Personal information
- Full name: Donald Anderson Orr
- Born: 11 June 1967 (age 59) Glasgow, Lanarkshire, Scotland
- Batting: Right-handed
- Role: Wicket-keeper

Domestic team information
- 1992–1995: Scotland

Career statistics
| Competition | First-class | List A |
| Matches | 3 | 2 |
| Runs scored | 37 | 9 |
| Batting average | 37.00 | 4.50 |
| 100s/50s | –/– | –/– |
| Top score | 23* | 9 |
| Catches/stumpings | 3/3 | –/– |
- Source: Cricinfo, 29 June 2022

= Donald Orr (cricketer) =

Scottish cricketer

Donald Anderson Orr (born 11 June 1967) is a Scottish former cricketer.

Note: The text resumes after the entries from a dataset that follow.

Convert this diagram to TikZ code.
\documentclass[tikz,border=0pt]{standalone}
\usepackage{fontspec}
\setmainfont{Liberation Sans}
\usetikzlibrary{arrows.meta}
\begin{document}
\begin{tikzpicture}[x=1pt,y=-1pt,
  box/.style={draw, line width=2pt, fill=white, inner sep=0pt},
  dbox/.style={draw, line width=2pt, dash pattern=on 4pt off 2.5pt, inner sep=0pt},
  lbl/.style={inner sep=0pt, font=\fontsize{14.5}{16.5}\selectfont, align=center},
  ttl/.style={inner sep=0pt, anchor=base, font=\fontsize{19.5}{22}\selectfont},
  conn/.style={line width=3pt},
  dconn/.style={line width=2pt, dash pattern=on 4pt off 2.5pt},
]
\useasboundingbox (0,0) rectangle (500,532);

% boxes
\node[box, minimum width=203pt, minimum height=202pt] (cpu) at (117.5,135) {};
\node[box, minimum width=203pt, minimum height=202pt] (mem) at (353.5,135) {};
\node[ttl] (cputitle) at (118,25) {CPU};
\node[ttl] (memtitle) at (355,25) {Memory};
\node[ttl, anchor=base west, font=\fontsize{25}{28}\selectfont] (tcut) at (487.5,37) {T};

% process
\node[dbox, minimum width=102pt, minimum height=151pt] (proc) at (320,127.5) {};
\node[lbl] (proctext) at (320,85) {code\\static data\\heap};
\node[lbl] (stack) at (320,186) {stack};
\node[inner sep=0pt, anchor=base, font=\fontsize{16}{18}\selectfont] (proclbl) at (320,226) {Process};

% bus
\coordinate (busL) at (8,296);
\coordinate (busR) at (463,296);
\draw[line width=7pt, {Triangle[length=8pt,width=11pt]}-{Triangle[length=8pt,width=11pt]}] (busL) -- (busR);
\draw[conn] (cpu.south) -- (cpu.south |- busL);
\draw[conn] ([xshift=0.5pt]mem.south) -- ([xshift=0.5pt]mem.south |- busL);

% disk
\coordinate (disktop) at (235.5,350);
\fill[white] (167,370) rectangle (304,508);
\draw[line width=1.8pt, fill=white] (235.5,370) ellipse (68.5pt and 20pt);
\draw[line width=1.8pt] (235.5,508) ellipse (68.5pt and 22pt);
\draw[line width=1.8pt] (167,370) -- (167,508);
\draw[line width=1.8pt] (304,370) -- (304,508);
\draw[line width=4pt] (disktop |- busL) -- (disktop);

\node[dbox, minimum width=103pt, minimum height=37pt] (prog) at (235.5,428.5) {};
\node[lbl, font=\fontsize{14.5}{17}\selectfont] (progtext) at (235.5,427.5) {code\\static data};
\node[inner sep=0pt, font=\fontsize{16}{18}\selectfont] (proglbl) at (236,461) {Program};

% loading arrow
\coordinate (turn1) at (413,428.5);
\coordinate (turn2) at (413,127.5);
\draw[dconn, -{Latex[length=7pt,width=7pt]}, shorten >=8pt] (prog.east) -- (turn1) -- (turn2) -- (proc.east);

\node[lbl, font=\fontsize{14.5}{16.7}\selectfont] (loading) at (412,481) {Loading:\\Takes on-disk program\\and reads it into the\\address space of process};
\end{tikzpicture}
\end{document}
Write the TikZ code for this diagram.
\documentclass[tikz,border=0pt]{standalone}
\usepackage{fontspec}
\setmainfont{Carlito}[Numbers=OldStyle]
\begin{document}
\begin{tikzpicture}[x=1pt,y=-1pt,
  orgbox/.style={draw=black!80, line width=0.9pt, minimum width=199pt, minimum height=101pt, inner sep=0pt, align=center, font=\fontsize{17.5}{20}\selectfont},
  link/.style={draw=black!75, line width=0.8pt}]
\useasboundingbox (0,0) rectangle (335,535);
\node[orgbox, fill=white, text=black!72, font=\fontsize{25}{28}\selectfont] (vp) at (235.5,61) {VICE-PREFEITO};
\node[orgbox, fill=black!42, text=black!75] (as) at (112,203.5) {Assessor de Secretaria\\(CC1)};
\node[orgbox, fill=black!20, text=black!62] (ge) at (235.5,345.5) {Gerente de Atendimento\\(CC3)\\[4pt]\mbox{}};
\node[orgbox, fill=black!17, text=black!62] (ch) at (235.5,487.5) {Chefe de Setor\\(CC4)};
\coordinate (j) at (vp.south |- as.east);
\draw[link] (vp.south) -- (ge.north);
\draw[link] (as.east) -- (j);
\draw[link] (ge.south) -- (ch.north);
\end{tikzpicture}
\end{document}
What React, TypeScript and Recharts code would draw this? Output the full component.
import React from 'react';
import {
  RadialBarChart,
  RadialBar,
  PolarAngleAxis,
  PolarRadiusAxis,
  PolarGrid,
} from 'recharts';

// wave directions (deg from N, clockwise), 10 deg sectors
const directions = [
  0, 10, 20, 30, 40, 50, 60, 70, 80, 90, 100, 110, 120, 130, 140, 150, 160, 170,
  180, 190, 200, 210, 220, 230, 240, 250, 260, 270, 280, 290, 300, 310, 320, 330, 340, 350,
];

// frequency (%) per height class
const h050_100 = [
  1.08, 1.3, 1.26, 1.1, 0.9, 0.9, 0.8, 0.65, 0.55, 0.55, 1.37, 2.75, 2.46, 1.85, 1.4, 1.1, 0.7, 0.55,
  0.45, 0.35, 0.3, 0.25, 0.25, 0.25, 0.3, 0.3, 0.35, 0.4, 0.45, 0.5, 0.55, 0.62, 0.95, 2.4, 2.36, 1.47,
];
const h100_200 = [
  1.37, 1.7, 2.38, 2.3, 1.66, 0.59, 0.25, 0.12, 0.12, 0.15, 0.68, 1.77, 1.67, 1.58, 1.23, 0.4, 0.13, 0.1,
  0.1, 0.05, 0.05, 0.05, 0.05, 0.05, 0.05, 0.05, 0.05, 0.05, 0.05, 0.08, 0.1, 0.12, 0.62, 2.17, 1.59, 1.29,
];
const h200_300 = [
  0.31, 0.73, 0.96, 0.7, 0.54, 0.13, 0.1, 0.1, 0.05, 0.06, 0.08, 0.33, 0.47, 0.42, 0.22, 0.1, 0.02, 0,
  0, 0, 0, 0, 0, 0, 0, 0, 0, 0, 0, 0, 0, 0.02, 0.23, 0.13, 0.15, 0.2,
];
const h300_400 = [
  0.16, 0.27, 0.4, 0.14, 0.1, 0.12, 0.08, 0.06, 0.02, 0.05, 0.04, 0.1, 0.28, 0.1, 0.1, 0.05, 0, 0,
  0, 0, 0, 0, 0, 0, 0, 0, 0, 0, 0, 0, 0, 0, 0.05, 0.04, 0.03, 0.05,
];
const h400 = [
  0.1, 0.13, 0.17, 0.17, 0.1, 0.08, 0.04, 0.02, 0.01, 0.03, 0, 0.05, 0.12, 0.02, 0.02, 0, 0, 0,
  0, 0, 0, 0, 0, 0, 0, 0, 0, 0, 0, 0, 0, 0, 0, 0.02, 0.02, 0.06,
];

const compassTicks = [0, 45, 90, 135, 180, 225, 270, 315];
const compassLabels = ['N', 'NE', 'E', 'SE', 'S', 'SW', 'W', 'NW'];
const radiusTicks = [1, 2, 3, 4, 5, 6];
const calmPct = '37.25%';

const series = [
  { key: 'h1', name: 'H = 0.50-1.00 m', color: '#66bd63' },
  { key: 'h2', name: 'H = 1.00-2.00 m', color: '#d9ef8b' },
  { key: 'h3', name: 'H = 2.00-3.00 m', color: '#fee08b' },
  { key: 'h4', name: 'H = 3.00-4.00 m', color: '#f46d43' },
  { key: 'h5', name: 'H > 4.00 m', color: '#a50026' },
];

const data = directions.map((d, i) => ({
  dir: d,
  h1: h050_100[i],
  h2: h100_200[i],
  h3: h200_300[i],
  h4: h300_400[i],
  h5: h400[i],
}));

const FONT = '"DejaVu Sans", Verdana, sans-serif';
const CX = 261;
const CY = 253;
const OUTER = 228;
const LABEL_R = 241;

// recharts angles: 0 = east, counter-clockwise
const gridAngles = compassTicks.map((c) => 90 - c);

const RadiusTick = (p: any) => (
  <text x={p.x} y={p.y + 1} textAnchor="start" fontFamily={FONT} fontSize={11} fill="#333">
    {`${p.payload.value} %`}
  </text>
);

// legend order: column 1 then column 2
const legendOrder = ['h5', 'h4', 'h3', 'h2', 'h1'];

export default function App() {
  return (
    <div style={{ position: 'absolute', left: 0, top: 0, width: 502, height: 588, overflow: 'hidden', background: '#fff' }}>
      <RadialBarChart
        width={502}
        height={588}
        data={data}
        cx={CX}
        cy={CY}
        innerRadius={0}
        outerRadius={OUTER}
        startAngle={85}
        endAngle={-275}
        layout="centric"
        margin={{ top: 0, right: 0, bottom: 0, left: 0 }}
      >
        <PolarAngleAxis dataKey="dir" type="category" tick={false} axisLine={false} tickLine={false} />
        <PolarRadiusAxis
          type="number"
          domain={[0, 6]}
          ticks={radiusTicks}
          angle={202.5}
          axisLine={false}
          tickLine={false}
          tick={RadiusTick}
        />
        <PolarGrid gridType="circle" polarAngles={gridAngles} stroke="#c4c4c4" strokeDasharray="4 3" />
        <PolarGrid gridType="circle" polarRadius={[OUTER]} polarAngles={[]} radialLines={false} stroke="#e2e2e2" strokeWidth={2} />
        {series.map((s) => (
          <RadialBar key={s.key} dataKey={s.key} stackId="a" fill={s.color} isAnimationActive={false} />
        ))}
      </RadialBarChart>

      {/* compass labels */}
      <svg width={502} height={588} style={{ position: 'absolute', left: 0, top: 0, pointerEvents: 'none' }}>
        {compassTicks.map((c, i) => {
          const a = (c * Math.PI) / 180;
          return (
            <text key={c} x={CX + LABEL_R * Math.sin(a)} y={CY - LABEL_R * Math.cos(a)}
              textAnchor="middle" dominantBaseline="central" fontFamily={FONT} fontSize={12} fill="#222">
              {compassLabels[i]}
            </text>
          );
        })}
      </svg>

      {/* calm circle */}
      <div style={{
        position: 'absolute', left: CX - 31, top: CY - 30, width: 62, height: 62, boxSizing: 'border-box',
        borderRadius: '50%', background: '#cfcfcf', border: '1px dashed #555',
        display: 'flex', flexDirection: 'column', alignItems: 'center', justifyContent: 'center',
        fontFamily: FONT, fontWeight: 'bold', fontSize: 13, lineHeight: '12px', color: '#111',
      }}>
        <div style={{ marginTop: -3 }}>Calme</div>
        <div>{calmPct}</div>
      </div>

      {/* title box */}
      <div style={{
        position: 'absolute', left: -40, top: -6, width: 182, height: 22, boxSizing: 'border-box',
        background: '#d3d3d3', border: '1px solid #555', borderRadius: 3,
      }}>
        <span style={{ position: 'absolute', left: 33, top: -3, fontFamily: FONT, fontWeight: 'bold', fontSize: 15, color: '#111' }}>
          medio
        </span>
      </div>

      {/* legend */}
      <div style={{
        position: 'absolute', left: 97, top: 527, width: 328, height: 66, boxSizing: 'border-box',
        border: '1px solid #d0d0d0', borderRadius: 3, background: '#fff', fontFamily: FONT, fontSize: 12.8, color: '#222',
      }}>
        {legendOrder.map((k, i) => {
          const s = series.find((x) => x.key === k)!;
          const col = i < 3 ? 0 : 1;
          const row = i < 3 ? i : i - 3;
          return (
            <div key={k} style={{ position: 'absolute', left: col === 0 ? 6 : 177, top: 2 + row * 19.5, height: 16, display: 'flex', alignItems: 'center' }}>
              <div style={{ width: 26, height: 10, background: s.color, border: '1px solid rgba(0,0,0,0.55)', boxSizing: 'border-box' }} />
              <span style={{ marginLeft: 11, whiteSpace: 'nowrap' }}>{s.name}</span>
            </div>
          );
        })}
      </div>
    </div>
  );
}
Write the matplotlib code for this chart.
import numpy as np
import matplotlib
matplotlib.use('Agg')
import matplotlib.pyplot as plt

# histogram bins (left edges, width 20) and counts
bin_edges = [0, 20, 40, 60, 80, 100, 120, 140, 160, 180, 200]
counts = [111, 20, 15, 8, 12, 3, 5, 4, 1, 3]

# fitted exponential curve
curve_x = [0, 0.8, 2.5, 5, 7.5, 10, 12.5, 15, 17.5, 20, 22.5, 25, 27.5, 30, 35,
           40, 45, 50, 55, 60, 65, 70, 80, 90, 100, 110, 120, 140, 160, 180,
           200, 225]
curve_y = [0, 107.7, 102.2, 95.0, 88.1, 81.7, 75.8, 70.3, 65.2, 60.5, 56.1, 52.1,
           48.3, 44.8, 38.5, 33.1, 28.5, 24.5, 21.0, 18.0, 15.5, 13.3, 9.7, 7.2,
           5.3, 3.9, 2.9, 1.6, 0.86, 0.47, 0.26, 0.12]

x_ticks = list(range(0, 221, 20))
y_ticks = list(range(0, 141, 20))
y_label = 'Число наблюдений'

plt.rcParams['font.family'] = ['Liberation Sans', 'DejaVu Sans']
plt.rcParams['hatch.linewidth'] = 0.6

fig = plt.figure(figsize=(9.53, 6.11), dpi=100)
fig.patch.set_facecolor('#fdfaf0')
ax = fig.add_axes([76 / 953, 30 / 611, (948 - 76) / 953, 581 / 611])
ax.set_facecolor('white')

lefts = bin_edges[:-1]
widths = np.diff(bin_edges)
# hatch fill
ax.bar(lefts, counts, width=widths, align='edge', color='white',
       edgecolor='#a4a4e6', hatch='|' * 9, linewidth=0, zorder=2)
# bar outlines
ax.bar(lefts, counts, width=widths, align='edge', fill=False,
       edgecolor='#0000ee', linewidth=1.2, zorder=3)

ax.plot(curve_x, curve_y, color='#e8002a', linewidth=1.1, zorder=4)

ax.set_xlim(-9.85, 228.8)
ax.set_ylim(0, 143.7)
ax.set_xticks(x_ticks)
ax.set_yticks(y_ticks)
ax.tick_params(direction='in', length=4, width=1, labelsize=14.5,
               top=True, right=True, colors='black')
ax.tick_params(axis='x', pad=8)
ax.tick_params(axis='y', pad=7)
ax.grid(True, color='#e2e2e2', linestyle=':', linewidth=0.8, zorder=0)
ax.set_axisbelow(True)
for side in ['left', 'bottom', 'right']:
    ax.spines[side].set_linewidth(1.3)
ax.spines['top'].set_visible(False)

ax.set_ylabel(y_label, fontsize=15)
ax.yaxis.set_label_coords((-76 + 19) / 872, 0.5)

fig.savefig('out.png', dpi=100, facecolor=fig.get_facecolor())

Orr was born at Glasgow in June 1967 and was educated in the city at Kelvinside Academy. As a club cricketer, Orr initially played for Poloc Cricket Club, and later played for the West of Scotland Cricket Club and Clydesdale Cricket Club. It was while playing for Clydesdale that he was selected to play for Scotland in a first-class match against Ireland at Dundee in 1992. Orr made two further first-class appearances for Scotland against Ireland in 1994 and 1995. A wicket-keeper, Orr took three catches and stumpings apiece in his two matches, while as a batsman he scored 37 runs with a highest score of 23 not out. In addition to playing first-class cricket for Scotland, Orr also played two List A one-day matches; the first came in the 1993 Benson & Hedges Cup against Essex at Forfar, while the second came in the 1st round of the 1995 NatWest Trophy against Nottinghamshire at Trent Bridge. He continued to play minor matches for Scotland until 1998, the year in which he was selected for a 2-day match against the Marylebone Cricket Club at Lord's.